Alimetrics is a built-in metrics system that is accompanied by web containers and contains a wide range of metrics. When the fine-grained monitoring data of application clusters needs to be obtained, the pressure from data querying, reading, and transmission is allocated to each destination container, rather than a centralized data center. This design does not produce a data silo in data sources, and therefore depending on multiple data sources is much better than depending on a centralized data service in terms of reliability and pressure tolerance.
- To filter glitches, all computing tasks are based on large or small sliding time windows.
High performance can be achieved when data in a time window of less than one hour is obtained through Almetrics, and the interference on applications is very small. In this way, the cost of retrying computing tasks is reduced. Based on this capability, the computing tasks initiated by the elastic scheduling system can retrieve all the monitoring data in a time window during each execution, without the need to maintain a sliding window in the memory. This is the basis for stateless computing of the elastic scheduling system.
- Among the three decision-making layers, the third layer is deployed in different clusters than the other two.

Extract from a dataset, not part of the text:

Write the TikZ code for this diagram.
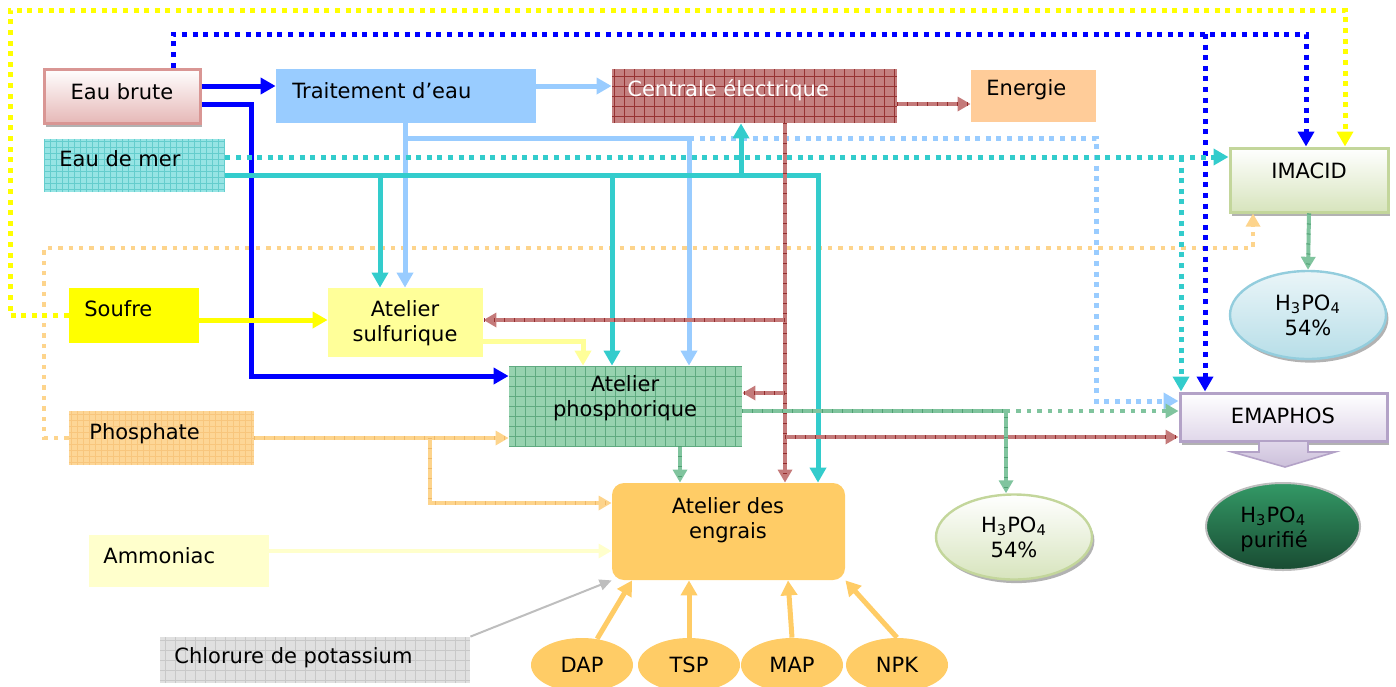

Regardless of the application cluster status, the first and second layers perform short-frequency periodic computing, and tasks are sent to the third layer only when scaling is needed, which happens during only a small portion of a day. Therefore, the range of strong consistency is limited to the third layer, which has the minimum impact on performance while ensuring reliability. The number of decisions output from the second layer to the third layer is given in the form of “number of target containers” rather than “number of scaled containers.” In this way, even if multiple elastic decision-making tasks are executed for an application cluster at the same time and multiple decision-making results are output to the third layer, the final scaling behavior is not affected.